#### [DIRECTION]
Write out the entire listing below exactly as it appears, minus any pictures.

#### [DATA SHOWN]
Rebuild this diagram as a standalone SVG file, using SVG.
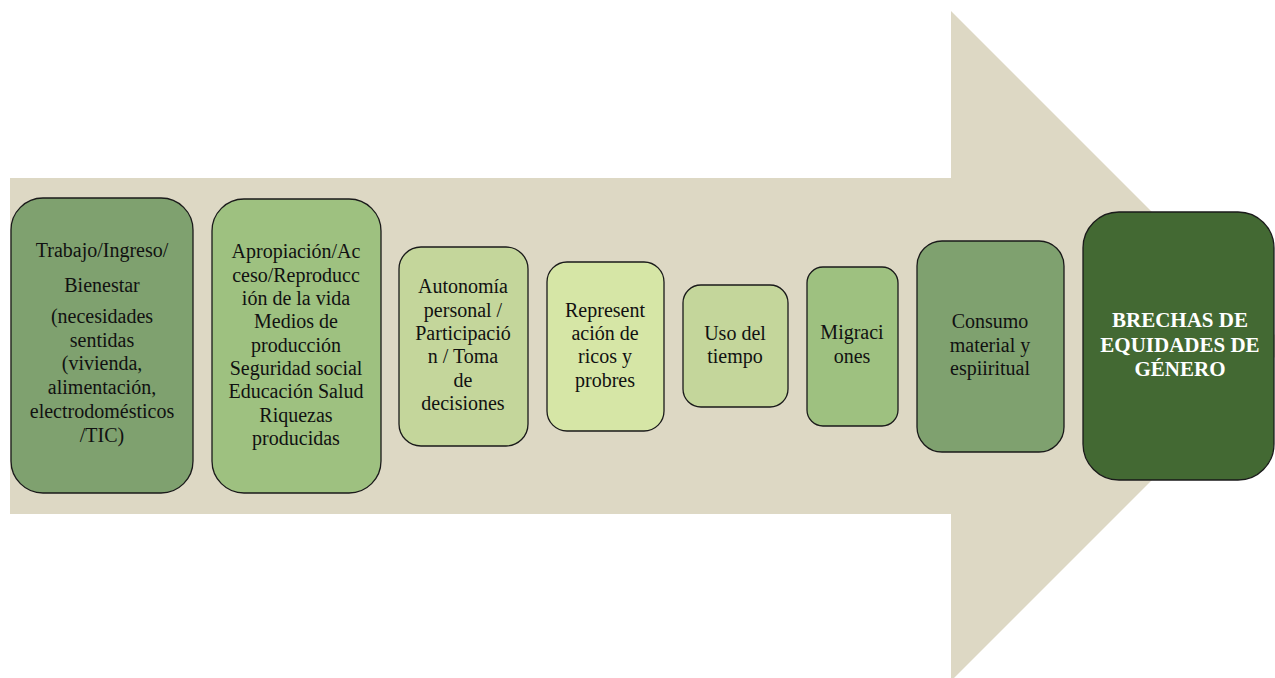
<svg xmlns="http://www.w3.org/2000/svg" width="1275" height="678" viewBox="0 0 1275 678">
<style>
.box{stroke:#1a1a1a;stroke-width:1.3}
.t{font-family:"Liberation Serif","DejaVu Serif",serif;font-size:20px;font-weight:normal;fill:#111;text-anchor:middle}
.tb{font-family:"Liberation Serif","DejaVu Serif",serif;font-size:21px;font-weight:bold;fill:#fff;text-anchor:middle}
</style>
<rect width="1275" height="678" fill="#fff"/>
<polygon id="arrow" points="10,178 951,178 951,11 1286,346 951,681 951,514 10,514" fill="#ddd8c4"/>
<g id="connectors"/>
<g id="n1">
<rect class="box" x="11" y="198" width="182" height="295" rx="32" fill="#7fa16f"/>
<text class="t" x="102" y="257">Trabajo/Ingreso/</text>
<text class="t" x="102" y="292">Bienestar</text>
<text class="t" x="102" y="323">(necesidades</text>
<text class="t" x="102" y="347">sentidas</text>
<text class="t" x="102" y="370">(vivienda,</text>
<text class="t" x="102" y="394">alimentación,</text>
<text class="t" x="102" y="418">electrodomésticos</text>
<text class="t" x="102" y="442">/TIC)</text>
</g>
<g id="n2">
<rect class="box" x="212" y="199" width="169" height="294" rx="32" fill="#9ec180"/>
<text class="t" x="296" y="258">Apropiación/Ac</text>
<text class="t" x="296" y="282">ceso/Reproducc</text>
<text class="t" x="296" y="305">ión de la vida</text>
<text class="t" x="296" y="328">Medios de</text>
<text class="t" x="296" y="352">producción</text>
<text class="t" x="296" y="375">Seguridad social</text>
<text class="t" x="296" y="398">Educación Salud</text>
<text class="t" x="296" y="422">Riquezas</text>
<text class="t" x="296" y="445">producidas</text>
</g>
<g id="n3">
<rect class="box" x="399" y="247" width="129" height="199" rx="22" fill="#c4d69b"/>
<text class="t" x="463" y="293">Autonomía</text>
<text class="t" x="463" y="317">personal /</text>
<text class="t" x="463" y="340">Participació</text>
<text class="t" x="463" y="363">n / Toma</text>
<text class="t" x="463" y="387">de</text>
<text class="t" x="463" y="410">decisiones</text>
</g>
<g id="n4">
<rect class="box" x="547" y="262" width="117" height="169" rx="20" fill="#d6e6a6"/>
<text class="t" x="605" y="317">Represent</text>
<text class="t" x="605" y="340">ación de</text>
<text class="t" x="605" y="363">ricos y</text>
<text class="t" x="605" y="387">probres</text>
</g>
<g id="n5">
<rect class="box" x="683" y="285" width="105" height="122" rx="18" fill="#c4d69b"/>
<text class="t" x="735" y="340">Uso del</text>
<text class="t" x="735" y="363">tiempo</text>
</g>
<g id="n6">
<rect class="box" x="807" y="267" width="91" height="159" rx="16" fill="#9ec180"/>
<text class="t" x="852" y="339">Migraci</text>
<text class="t" x="852" y="363">ones</text>
</g>
<g id="n7">
<rect class="box" x="917" y="241" width="147" height="211" rx="25" fill="#7fa16f"/>
<text class="t" x="990" y="328">Consumo</text>
<text class="t" x="990" y="352">material y</text>
<text class="t" x="990" y="375">espiiritual</text>
</g>
<g id="n8">
<rect class="box" x="1083" y="212" width="191" height="268" rx="36" fill="#436933"/>
<text class="tb" x="1180" y="327">BRECHAS DE</text>
<text class="tb" x="1180" y="352">EQUIDADES DE</text>
<text class="tb" x="1180" y="376">GÉNERO</text>
</g>
</svg>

#### [RIGHT ANSWER]
Rebuild this diagram as a standalone SVG file, using SVG.
<svg xmlns="http://www.w3.org/2000/svg" width="1275" height="678" viewBox="0 0 1275 678">
<style>
.box{stroke:#1a1a1a;stroke-width:1.3}
.t{font-family:"Liberation Serif","DejaVu Serif",serif;font-size:20px;font-weight:normal;fill:#111;text-anchor:middle}
.tb{font-family:"Liberation Serif","DejaVu Serif",serif;font-size:21px;font-weight:bold;fill:#fff;text-anchor:middle}
</style>
<rect width="1275" height="678" fill="#fff"/>
<polygon id="arrow" points="10,178 951,178 951,11 1286,346 951,681 951,514 10,514" fill="#ddd8c4"/>
<g id="connectors"/>
<g id="n1">
<rect class="box" x="11" y="198" width="182" height="295" rx="32" fill="#7fa16f"/>
<text class="t" x="102" y="257">Trabajo/Ingreso/</text>
<text class="t" x="102" y="292">Bienestar</text>
<text class="t" x="102" y="323">(necesidades</text>
<text class="t" x="102" y="347">sentidas</text>
<text class="t" x="102" y="370">(vivienda,</text>
<text class="t" x="102" y="394">alimentación,</text>
<text class="t" x="102" y="418">electrodomésticos</text>
<text class="t" x="102" y="442">/TIC)</text>
</g>
<g id="n2">
<rect class="box" x="212" y="199" width="169" height="294" rx="32" fill="#9ec180"/>
<text class="t" x="296" y="258">Apropiación/Ac</text>
<text class="t" x="296" y="282">ceso/Reproducc</text>
<text class="t" x="296" y="305">ión de la vida</text>
<text class="t" x="296" y="328">Medios de</text>
<text class="t" x="296" y="352">producción</text>
<text class="t" x="296" y="375">Seguridad social</text>
<text class="t" x="296" y="398">Educación Salud</text>
<text class="t" x="296" y="422">Riquezas</text>
<text class="t" x="296" y="445">producidas</text>
</g>
<g id="n3">
<rect class="box" x="399" y="247" width="129" height="199" rx="22" fill="#c4d69b"/>
<text class="t" x="463" y="293">Autonomía</text>
<text class="t" x="463" y="317">personal /</text>
<text class="t" x="463" y="340">Participació</text>
<text class="t" x="463" y="363">n / Toma</text>
<text class="t" x="463" y="387">de</text>
<text class="t" x="463" y="410">decisiones</text>
</g>
<g id="n4">
<rect class="box" x="547" y="262" width="117" height="169" rx="20" fill="#d6e6a6"/>
<text class="t" x="605" y="317">Represent</text>
<text class="t" x="605" y="340">ación de</text>
<text class="t" x="605" y="363">ricos y</text>
<text class="t" x="605" y="387">probres</text>
</g>
<g id="n5">
<rect class="box" x="683" y="285" width="105" height="122" rx="18" fill="#c4d69b"/>
<text class="t" x="735" y="340">Uso del</text>
<text class="t" x="735" y="363">tiempo</text>
</g>
<g id="n6">
<rect class="box" x="807" y="267" width="91" height="159" rx="16" fill="#9ec180"/>
<text class="t" x="852" y="339">Migraci</text>
<text class="t" x="852" y="363">ones</text>
</g>
<g id="n7">
<rect class="box" x="917" y="241" width="147" height="211" rx="25" fill="#7fa16f"/>
<text class="t" x="990" y="328">Consumo</text>
<text class="t" x="990" y="352">material y</text>
<text class="t" x="990" y="375">espiiritual</text>
</g>
<g id="n8">
<rect class="box" x="1083" y="212" width="191" height="268" rx="36" fill="#436933"/>
<text class="tb" x="1180" y="327">BRECHAS DE</text>
<text class="tb" x="1180" y="352">EQUIDADES DE</text>
<text class="tb" x="1180" y="376">GÉNERO</text>
</g>
</svg>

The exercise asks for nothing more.